ミッフィーの生みの親、ディック・ブルーナの仕事の流儀
公開日:2022/9/3
世界中で愛され続けているミッフィーの作者、ディック・ブルーナ。この度復刊された『ディック・ブルーナ 永遠のデザインとことば』(KADOKAWA)はそんな彼の哲学や絵本づくりへのこだわりが詰まった至極の1冊だ。今回は、特に印象的だった彼の制作秘話を本書から抜粋してお届けする。
手描きの線は「心の震え」
コンピューターの時代がやってきて、それがいかに便利な道具であるかを力説されても手描きの線にこだわり続けたというブルーナさん。
手描きの線はわずかな心の迷いも映し出されてしまうため、納得のいく線を描くことは簡単なことではない。ゆっくりゆっくり筆を進めて描かれたブルーナさんの“線”は、それだけで心に温かみが灯されるようだ。
100枚以上のスケッチでこだわりを追求
手描きにこだわるブルーナスタイルは、まずトレーシングペーパーにミッフィーの絵をスケッチするところから始まる。100枚以上描いてようやく「これだ!」というミッフィーの形が見つかることもあったのだそうだ。
「ミッフィーを描くのはとても時間がかかります。それはすべてをできるだけすばらしく描きたいと思うからです」という彼が残した言葉からは並々ならぬこだわりが感じられる。
悲しみの表現にたくさんの涙は必要ない
大きな悲しみを表現する際、普通ならたくさんの涙を描いてしまいそうなところだが、ブルーナさんは違った。悲しみの大きさを表現するのに多くの涙は必要ないと考えたのだ。
この考えがよくわかるのが『うさこちゃんのだいすきなおばあちゃん』という絵本。おばあちゃんが亡くなり、ミッフィー(うさこちゃん)が初めておじいちゃんが泣いているのを見て衝撃を受けるという内容なのだが、おじいちゃんの涙はご覧のようにたった1粒。しかし、その悲しみの深さはひしひしと伝わってくる。
ブルーナさんが涙を描くときはいつも、最初は3粒、4粒と描いてみるものの、結局1粒だけになることが多かったそう。
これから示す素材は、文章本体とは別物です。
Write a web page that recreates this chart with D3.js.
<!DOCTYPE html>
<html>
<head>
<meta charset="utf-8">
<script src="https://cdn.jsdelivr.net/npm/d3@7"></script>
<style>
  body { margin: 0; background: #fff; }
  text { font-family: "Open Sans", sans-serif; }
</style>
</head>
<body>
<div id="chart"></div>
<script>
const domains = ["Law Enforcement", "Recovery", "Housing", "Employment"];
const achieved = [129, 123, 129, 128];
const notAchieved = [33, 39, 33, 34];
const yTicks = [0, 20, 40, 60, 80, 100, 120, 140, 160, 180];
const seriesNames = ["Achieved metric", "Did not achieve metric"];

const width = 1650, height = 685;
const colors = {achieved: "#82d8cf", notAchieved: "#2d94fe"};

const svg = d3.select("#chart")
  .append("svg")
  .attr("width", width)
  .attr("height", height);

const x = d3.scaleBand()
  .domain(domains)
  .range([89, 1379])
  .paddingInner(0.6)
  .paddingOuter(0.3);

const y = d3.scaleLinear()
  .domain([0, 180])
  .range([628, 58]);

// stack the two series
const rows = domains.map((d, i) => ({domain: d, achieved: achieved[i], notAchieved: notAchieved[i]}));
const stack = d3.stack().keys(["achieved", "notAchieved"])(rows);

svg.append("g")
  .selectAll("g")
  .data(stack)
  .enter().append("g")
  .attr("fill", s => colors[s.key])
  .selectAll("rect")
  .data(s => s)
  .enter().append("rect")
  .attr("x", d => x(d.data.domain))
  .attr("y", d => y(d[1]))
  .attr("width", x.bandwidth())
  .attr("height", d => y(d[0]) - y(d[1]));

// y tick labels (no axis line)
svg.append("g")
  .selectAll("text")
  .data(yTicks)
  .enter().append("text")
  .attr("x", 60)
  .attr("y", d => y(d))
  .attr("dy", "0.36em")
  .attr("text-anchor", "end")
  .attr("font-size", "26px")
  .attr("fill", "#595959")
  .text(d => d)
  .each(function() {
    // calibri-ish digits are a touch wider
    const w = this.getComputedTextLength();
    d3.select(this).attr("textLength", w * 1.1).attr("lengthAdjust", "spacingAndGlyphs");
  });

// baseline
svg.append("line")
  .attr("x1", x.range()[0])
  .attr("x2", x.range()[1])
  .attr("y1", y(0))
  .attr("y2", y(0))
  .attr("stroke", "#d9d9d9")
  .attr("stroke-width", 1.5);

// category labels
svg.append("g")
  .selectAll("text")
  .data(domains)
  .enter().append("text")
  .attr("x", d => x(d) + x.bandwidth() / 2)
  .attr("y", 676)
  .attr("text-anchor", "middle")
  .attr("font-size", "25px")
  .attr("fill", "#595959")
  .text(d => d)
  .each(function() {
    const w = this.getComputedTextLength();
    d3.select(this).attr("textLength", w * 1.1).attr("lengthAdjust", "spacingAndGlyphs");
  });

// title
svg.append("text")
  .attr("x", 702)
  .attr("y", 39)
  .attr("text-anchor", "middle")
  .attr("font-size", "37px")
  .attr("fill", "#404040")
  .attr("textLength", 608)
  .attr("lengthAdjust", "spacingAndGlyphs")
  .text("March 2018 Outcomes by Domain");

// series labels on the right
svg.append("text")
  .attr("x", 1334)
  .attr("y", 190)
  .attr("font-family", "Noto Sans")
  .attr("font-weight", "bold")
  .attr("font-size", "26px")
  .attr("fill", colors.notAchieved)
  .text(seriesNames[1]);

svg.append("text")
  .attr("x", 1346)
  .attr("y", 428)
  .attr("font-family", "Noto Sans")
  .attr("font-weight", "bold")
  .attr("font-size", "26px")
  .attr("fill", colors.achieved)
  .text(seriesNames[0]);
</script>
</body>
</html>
100粒の涙よりも1粒の涙のほうが効果的だとわかったからだそうだ。
新作執筆にはいつも緊張感を
長年ミッフィーを描き続けてきたブルーナさんでも、新作に取り掛かる際は緊張してすんなりと始めることができなかった、というからおもしろい。
いつかはやらなければいけないとわかっているのに、今やらなくてもいいことをやって、ちょっとだけ先送りにしてしまう。新作を描く際は、まずスタジオを歩き回り、鉛筆を削ったり、筆の用意をしたり…などしてからなんとか描き始めていたそうだ。
今回紹介した事柄以外にも、絵本作家になるまでの思いや家族愛にあふれた人生観など、『ディック・ブルーナ 永遠のデザインとことば』(KADOKAWA)にはブルーナさんが描き続けてきた約60年間の流儀が詰まっている。彼が生きた軌跡を辿り、ゆるぎないデザイン哲学にふれることは、私たちの明日を生きる活力源になるかもしれない。
文=宮本香菜
【プロフィール】
ディック・ブルーナ
1927年、オランダ・ユトレヒト生まれ。絵本作家、グラフィックデザイナーとして世界的に活躍。その温かみのある手描きの線、鮮やかな色使い、観る者の想像力に訴えるシンプルで大胆な構成の作品で、世界中の子どもから大人まで幅広く愛されている。約60年にわたる創作活動期間を経て、120作を超える絵本を刊行。2017年永眠。享年89歳。